--- EXERCISE ---
Exactly as written, quote every line that follows, skipping the images.
"""
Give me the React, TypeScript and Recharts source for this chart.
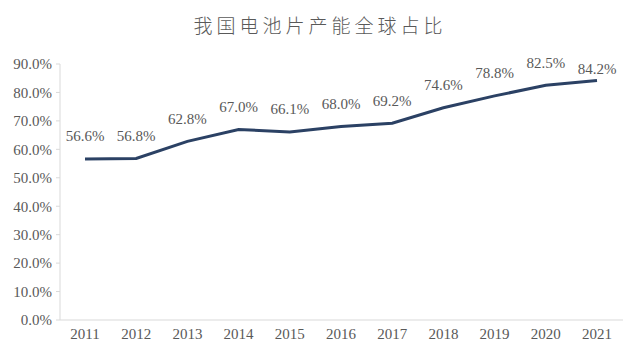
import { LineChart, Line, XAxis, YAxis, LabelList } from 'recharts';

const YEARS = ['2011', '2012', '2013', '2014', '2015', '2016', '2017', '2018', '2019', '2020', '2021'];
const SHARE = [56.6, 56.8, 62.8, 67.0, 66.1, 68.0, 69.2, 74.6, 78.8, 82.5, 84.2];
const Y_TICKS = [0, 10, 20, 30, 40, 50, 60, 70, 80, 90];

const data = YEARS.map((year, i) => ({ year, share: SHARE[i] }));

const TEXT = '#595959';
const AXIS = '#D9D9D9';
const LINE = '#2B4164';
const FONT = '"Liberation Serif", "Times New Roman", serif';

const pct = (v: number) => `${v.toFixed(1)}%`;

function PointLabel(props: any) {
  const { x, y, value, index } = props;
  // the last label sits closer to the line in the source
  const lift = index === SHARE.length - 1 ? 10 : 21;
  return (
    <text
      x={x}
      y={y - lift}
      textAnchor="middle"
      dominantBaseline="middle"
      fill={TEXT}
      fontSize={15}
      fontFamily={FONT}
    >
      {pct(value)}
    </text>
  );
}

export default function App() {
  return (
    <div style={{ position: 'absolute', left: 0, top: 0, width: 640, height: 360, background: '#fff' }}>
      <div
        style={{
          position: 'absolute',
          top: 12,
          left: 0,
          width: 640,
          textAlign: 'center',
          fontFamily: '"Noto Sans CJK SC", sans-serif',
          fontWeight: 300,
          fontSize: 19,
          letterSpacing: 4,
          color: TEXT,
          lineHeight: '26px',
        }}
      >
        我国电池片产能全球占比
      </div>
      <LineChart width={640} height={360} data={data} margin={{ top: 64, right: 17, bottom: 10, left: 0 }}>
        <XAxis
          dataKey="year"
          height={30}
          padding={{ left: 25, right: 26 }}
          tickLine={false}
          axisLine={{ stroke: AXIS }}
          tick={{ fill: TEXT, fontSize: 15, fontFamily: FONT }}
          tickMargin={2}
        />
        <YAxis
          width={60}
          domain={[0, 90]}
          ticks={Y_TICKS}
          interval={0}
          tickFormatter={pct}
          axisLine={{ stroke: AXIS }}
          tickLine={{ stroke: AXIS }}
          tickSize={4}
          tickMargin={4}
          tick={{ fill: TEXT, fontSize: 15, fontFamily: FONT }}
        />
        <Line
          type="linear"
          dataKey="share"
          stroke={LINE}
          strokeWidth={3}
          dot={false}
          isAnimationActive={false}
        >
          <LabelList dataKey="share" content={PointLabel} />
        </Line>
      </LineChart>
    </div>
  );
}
"""
--- REPLY TO THE TASK ---
Give me the React, TypeScript and Recharts source for this chart.
import { LineChart, Line, XAxis, YAxis, LabelList } from 'recharts';

const YEARS = ['2011', '2012', '2013', '2014', '2015', '2016', '2017', '2018', '2019', '2020', '2021'];
const SHARE = [56.6, 56.8, 62.8, 67.0, 66.1, 68.0, 69.2, 74.6, 78.8, 82.5, 84.2];
const Y_TICKS = [0, 10, 20, 30, 40, 50, 60, 70, 80, 90];

const data = YEARS.map((year, i) => ({ year, share: SHARE[i] }));

const TEXT = '#595959';
const AXIS = '#D9D9D9';
const LINE = '#2B4164';
const FONT = '"Liberation Serif", "Times New Roman", serif';

const pct = (v: number) => `${v.toFixed(1)}%`;

function PointLabel(props: any) {
  const { x, y, value, index } = props;
  // the last label sits closer to the line in the source
  const lift = index === SHARE.length - 1 ? 10 : 21;
  return (
    <text
      x={x}
      y={y - lift}
      textAnchor="middle"
      dominantBaseline="middle"
      fill={TEXT}
      fontSize={15}
      fontFamily={FONT}
    >
      {pct(value)}
    </text>
  );
}

export default function App() {
  return (
    <div style={{ position: 'absolute', left: 0, top: 0, width: 640, height: 360, background: '#fff' }}>
      <div
        style={{
          position: 'absolute',
          top: 12,
          left: 0,
          width: 640,
          textAlign: 'center',
          fontFamily: '"Noto Sans CJK SC", sans-serif',
          fontWeight: 300,
          fontSize: 19,
          letterSpacing: 4,
          color: TEXT,
          lineHeight: '26px',
        }}
      >
        我国电池片产能全球占比
      </div>
      <LineChart width={640} height={360} data={data} margin={{ top: 64, right: 17, bottom: 10, left: 0 }}>
        <XAxis
          dataKey="year"
          height={30}
          padding={{ left: 25, right: 26 }}
          tickLine={false}
          axisLine={{ stroke: AXIS }}
          tick={{ fill: TEXT, fontSize: 15, fontFamily: FONT }}
          tickMargin={2}
        />
        <YAxis
          width={60}
          domain={[0, 90]}
          ticks={Y_TICKS}
          interval={0}
          tickFormatter={pct}
          axisLine={{ stroke: AXIS }}
          tickLine={{ stroke: AXIS }}
          tickSize={4}
          tickMargin={4}
          tick={{ fill: TEXT, fontSize: 15, fontFamily: FONT }}
        />
        <Line
          type="linear"
          dataKey="share"
          stroke={LINE}
          strokeWidth={3}
          dot={false}
          isAnimationActive={false}
        >
          <LabelList dataKey="share" content={PointLabel} />
        </Line>
      </LineChart>
    </div>
  );
}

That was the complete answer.